The Free Speech Bill would also repeal or amend laws that send Brits to jail for speech crimes, including the Communications Act of 2003 and the Malicious Communications Act 1988. These laws criminalize sending "grossly offensive" and "indecent" messages, and they have been used to arrest thousands of people. According to The Times, approximately 12,000 people were arrested under these acts in 2023 for posting offensive messages online. That's about 33 people each day. Also on the chopping block are parts of the U.K.'s terrorism laws, which have been used to arrest nonviolent pro-Palestinian protesters. The model bill also describes what is not protected speech, and it adopts a Brandenburg test for incitement, which allows the government to prosecute speech only if it is "directed" at inciting "imminent lawless action" and "likely" to have that effect.

"In a free society, fools, bigots, and assholes get to speak and remain free men," Byrne wrote in a press release. "That is not the price of liberty. It is liberty, and the rest of us get it too." 

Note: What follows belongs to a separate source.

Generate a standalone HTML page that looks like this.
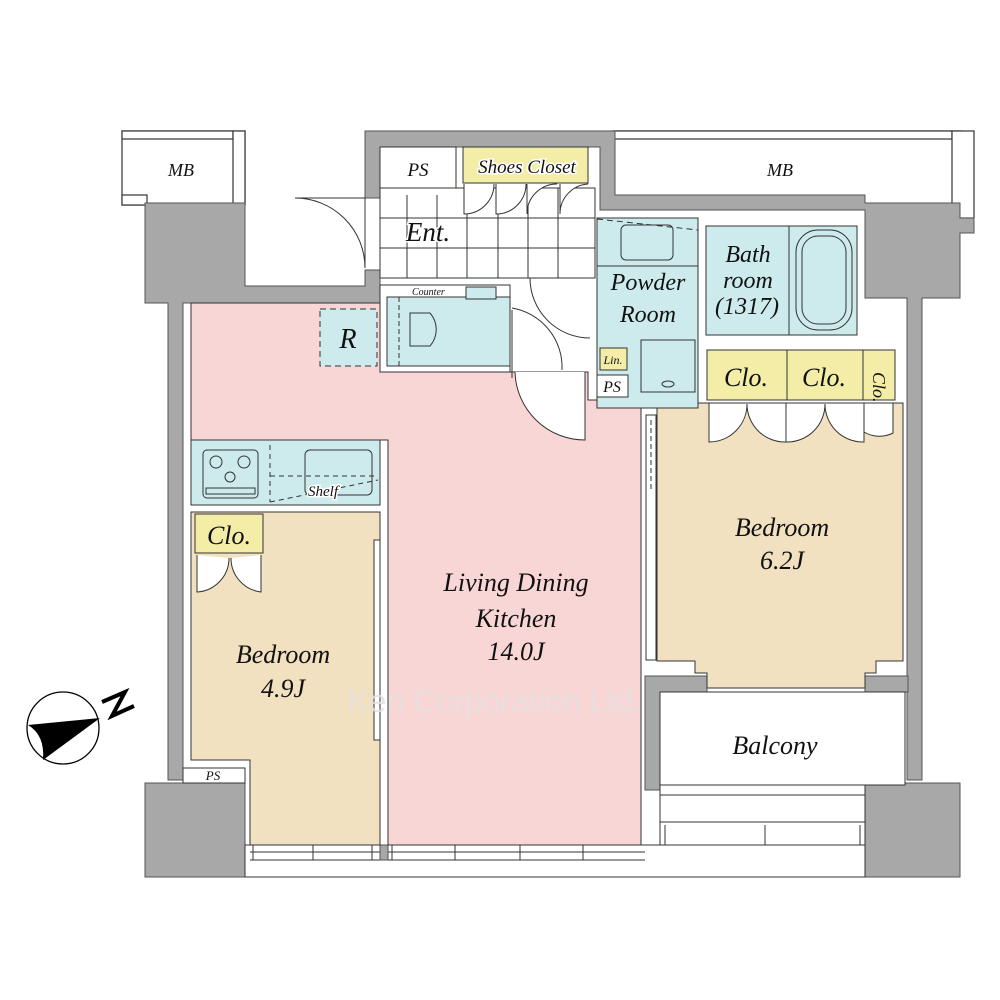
<!DOCTYPE html>
<html><head><meta charset="utf-8"><style>
html,body{margin:0;padding:0;background:#fff;width:1000px;height:1000px;overflow:hidden}
svg text{font-family:"Liberation Serif",serif;font-style:italic;fill:#111}
</style></head><body>
<svg width="1000" height="1000" viewBox="0 0 1000 1000" xmlns="http://www.w3.org/2000/svg">
<g stroke="#333" stroke-width="1.2">
<rect x="122" y="131" width="123" height="74" fill="#fff"/>
<rect x="122" y="131" width="111" height="8" fill="#fff"/>
<rect x="233" y="131" width="12" height="74" fill="#fff"/>
<rect x="122" y="195" width="25" height="10" fill="#fff"/>
<rect x="612" y="131" width="350" height="74" fill="#fff"/>
<rect x="612" y="131" width="340" height="8" fill="#fff"/>
<rect x="952" y="131" width="22" height="87" fill="#fff"/>
</g>
<g fill="#a8a8a8" stroke="#555" stroke-width="1">
<path d="M145,203 H245 V286 H365 V270 H380 V303 H183 V780 H168 V303 H145 Z"/>
<path d="M365,131 H615 V195 H865 V203 H960 V218 H974 V233 H960 V298 H922 V780 H907 V298 H865 V210 H600 V147 H380 V198 H365 Z"/>
<rect x="145" y="783" width="100" height="94"/>
<rect x="865" y="783" width="95" height="94"/>
<path d="M645,676 H707 V692 H660 V790 H645 Z"/>
<rect x="865" y="676" width="43" height="16"/>
</g>
<g fill="#fff" stroke="#333" stroke-width="1">
<rect x="245" y="845" width="620" height="32"/>
<rect x="660" y="692" width="245" height="93"/>
<rect x="660" y="785" width="205" height="60"/>
<line x1="660" y1="795" x2="865" y2="795"/><line x1="660" y1="822" x2="865" y2="822"/>
<line x1="665" y1="825" x2="665" y2="845"/><line x1="765" y1="825" x2="765" y2="845"/><line x1="860" y1="825" x2="860" y2="845"/>
<rect x="183" y="768" width="62" height="15"/>
</g>
<g stroke="#333" stroke-width="1" fill="none">
<line x1="250" y1="852" x2="645" y2="852"/><line x1="250" y1="860" x2="645" y2="860"/>
<line x1="253" y1="845" x2="253" y2="860"/><line x1="313" y1="845" x2="313" y2="860"/><line x1="372" y1="845" x2="372" y2="860"/>
<line x1="392" y1="845" x2="392" y2="860"/><line x1="455" y1="845" x2="455" y2="860"/><line x1="520" y1="845" x2="520" y2="860"/><line x1="583" y1="845" x2="583" y2="860"/>
</g>
<rect x="380" y="845" width="8" height="15" fill="#a8a8a8" stroke="#555"/>
<path d="M191,303 H380 V372 H588 V400 H641 V845 H388 V440 H191 Z" fill="#f9d6d6" stroke="#333" stroke-width="1"/>
<rect x="191" y="440" width="189" height="65" fill="#cdebed" stroke="#333"/>
<rect x="203" y="450" width="55" height="48" rx="4" fill="none" stroke="#333"/>
<circle cx="216" cy="462" r="6" fill="none" stroke="#333"/><circle cx="244" cy="462" r="6" fill="none" stroke="#333"/><circle cx="230" cy="477" r="5" fill="none" stroke="#333"/>
<rect x="206" y="488" width="49" height="6" fill="none" stroke="#333"/>
<rect x="305" y="450" width="67" height="45" rx="5" fill="none" stroke="#333"/>
<path d="M270,445 V502 M270,476 H378 M270,502 L378,480" stroke="#333" stroke-dasharray="5,4" fill="none"/>
<text x="308" y="496" font-size="15" style="paint-order:stroke" stroke="#fff" stroke-width="3">Shelf</text>
<path d="M191,512 H380 V845 H250 V760 H191 Z" fill="#f1e1c0" stroke="#333"/>
<rect x="195" y="514" width="68" height="39" fill="#f3eda8" stroke="#333"/>
<path d="M197,555 V592 A34,34 0 0 0 229,558 M261,555 V592 A34,34 0 0 1 231,558" fill="#fff" stroke="#333"/>
<rect x="374" y="540" width="6" height="200" fill="#fff" stroke="#333"/>
<path d="M657,403 H903 V661 H876 V673 H865 V688 H707 V673 H695 V661 H657 Z" fill="#f1e1c0" stroke="#333"/>
<rect x="707" y="350" width="188" height="50" fill="#f3eda8" stroke="#333"/>
<line x1="787" y1="350" x2="787" y2="400" stroke="#333"/><line x1="863" y1="350" x2="863" y2="400" stroke="#333"/>
<path d="M709,403 V442 A38,38 0 0 0 747,404 A38,38 0 0 0 786,442 V403 Z M786,403 V442 A38,38 0 0 0 825,404 A38,38 0 0 0 864,442 V403 Z M864,403 V432 A30,30 0 0 0 893,433 V403 Z" fill="#fff" stroke="#333"/>
<rect x="646" y="415" width="10" height="245" fill="#fff" stroke="#333"/>
<line x1="651" y1="420" x2="651" y2="490" stroke="#333" stroke-dasharray="5,3"/>
<rect x="380" y="188" width="215" height="90" fill="#fff" stroke="#333"/>
<g stroke="#333" stroke-width="1">
<line x1="380" y1="218" x2="595" y2="218"/><line x1="380" y1="248" x2="595" y2="248"/>
<line x1="407" y1="195" x2="407" y2="278"/><line x1="437" y1="195" x2="437" y2="278"/><line x1="467" y1="188" x2="467" y2="278"/><line x1="498" y1="188" x2="498" y2="278"/><line x1="528" y1="188" x2="528" y2="278"/><line x1="558" y1="188" x2="558" y2="278"/>
</g>
<rect x="380" y="147" width="76" height="41" fill="#fff" stroke="#333"/>
<rect x="463" y="147" width="125" height="36" fill="#f3eda8" stroke="#333"/>
<path d="M464,184 V214 A30,30 0 0 0 494,184 M496,184 V214 A30,30 0 0 0 526,184 M527,184 V214 A30,30 0 0 1 557,184 M560,184 V214 A30,30 0 0 1 588,184" fill="#fff" stroke="#333"/>
<path d="M365,198 H295 A70,70 0 0 1 365,268 Z" fill="#fff" stroke="#333"/>
<rect x="380" y="285" width="130" height="87" fill="#fff" stroke="#333"/>
<rect x="387" y="297" width="123" height="69" fill="#cdebed" stroke="#333"/>
<rect x="466" y="287" width="30" height="12" fill="#cdebed" stroke="#333"/>
<path d="M410,313 H430 A25,25 0 0 1 430,346 H410 Z" fill="none" stroke="#333"/>
<line x1="399" y1="297" x2="399" y2="366" stroke="#333" stroke-dasharray="5,3"/>
<text x="412" y="295" font-size="10">Counter</text>
<rect x="320" y="309" width="57" height="57" fill="#cdebed" stroke="#333" stroke-dasharray="6,4"/>
<path d="M512,310 V378 M512,308 A60,60 0 0 1 562,370" fill="none" stroke="#333"/>
<path d="M585,372 V440 A70,70 0 0 1 515,372" fill="#fff" stroke="#333"/>
<path d="M530,278 A60,60 0 0 0 590,338" fill="none" stroke="#333"/>
<rect x="597" y="218" width="101" height="190" fill="#cdebed" stroke="#333"/>
<rect x="621" y="225" width="52" height="35" rx="5" fill="none" stroke="#333"/>
<line x1="597" y1="219" x2="698" y2="230" stroke="#333" stroke-dasharray="6,4"/>
<line x1="597" y1="266" x2="698" y2="266" stroke="#333"/>
<rect x="641" y="340" width="54" height="52" fill="#cdebed" stroke="#333"/>
<ellipse cx="668" cy="384" rx="6" ry="3" fill="none" stroke="#333"/>
<rect x="600" y="348" width="27" height="22" fill="#f3eda8" stroke="#333"/>
<rect x="597" y="375" width="31" height="22" fill="#fff" stroke="#333"/>
<rect x="706" y="226" width="151" height="109" fill="#cdebed" stroke="#333"/>
<line x1="789" y1="226" x2="789" y2="335" stroke="#333"/>
<rect x="796" y="230" width="56" height="100" rx="22" fill="none" stroke="#333"/>
<rect x="802" y="236" width="44" height="88" rx="16" fill="none" stroke="#333"/>
<circle cx="63" cy="728" r="36" fill="#fff" stroke="#000" stroke-width="1.3"/>
<path d="M100,718 L28,725 Q45,735 43,760 Z" fill="#000"/>
<path d="M102,702 L125,692 L112,716 L134,706" fill="none" stroke="#000" stroke-width="4"/>
<g text-anchor="middle">
<text x="181" y="176" font-size="18">MB</text>
<text x="780" y="176" font-size="18">MB</text>
<text x="418" y="176" font-size="19">PS</text>
<text x="527" y="173" font-size="19" style="paint-order:stroke" stroke="#fff" stroke-width="3">Shoes Closet</text>
<text x="428" y="241" font-size="27" style="paint-order:stroke" stroke="#fff" stroke-width="3">Ent.</text>
<text x="348" y="348" font-size="28">R</text>
<text x="648" y="290" font-size="24">Powder</text>
<text x="648" y="322" font-size="24">Room</text>
<text x="748" y="262" font-size="24">Bath</text>
<text x="748" y="288" font-size="24">room</text>
<text x="747" y="314" font-size="24">(1317)</text>
<text x="613" y="364" font-size="12">Lin.</text>
<text x="612" y="392" font-size="16">PS</text>
<text x="746" y="386" font-size="26">Clo.</text>
<text x="824" y="386" font-size="26">Clo.</text>
<text x="229" y="544" font-size="26">Clo.</text>
<text x="782" y="536" font-size="26">Bedroom</text>
<text x="782" y="569" font-size="26">6.2J</text>
<text x="516" y="591" font-size="26">Living Dining</text>
<text x="516" y="627" font-size="26">Kitchen</text>
<text x="516" y="660" font-size="26">14.0J</text>
<text x="283" y="663" font-size="26">Bedroom</text>
<text x="283" y="697" font-size="26">4.9J</text>
<text x="775" y="754" font-size="26">Balcony</text>
<text x="213" y="780" font-size="13">PS</text>
<text x="495" y="712" font-size="32" style="font-family:'Liberation Sans',sans-serif;font-style:normal;fill:#e6e0e0;opacity:.8">Ken Corporation Ltd.</text>
</g>
<text x="0" y="0" font-size="18" transform="translate(873,372) rotate(90)">Clo.</text>
</svg>
</body></html>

As a lawyer, Byrne has challenged the U.K.'s censorship complex before. When the U.K.'s online regulator, Ofcom, pressured 4chan and other U.S. companies that Byrne represents to comply with the Online Safety Act, he fought their demands by refusing to pay fines and threatening to turn their warnings into bedding for his pet hamster. In January, he told Reason that countering British censorship from the U.S. is relatively easy because the First Amendment allows U.S. companies to simply say no to U.K. regulators' unlawful demands. 

But he tells Reason that being on the defensive is not enough. 

"We can't win this fight by just defending our borders. We have to deal with the problem at its source, and that means translating the First Amendment to a UK context - something which, as far as I am aware, has never been done - and deploying that tooling to civil society for debate, modification, and, hopefully, one day, enactment," Byrne says. 

"The Free Speech Act is perfectly aligned with Britain's liberal history and traditional British values," he added in the press release. The values "are sane and just, and values which the UK's current speech rules do not align with." 

The model bill has yet to be introduced as a formal piece of legislation by a U.K. lawmaker. Byrne says his strategy is to "go straight to the grassroots," and he hopes government support will follow.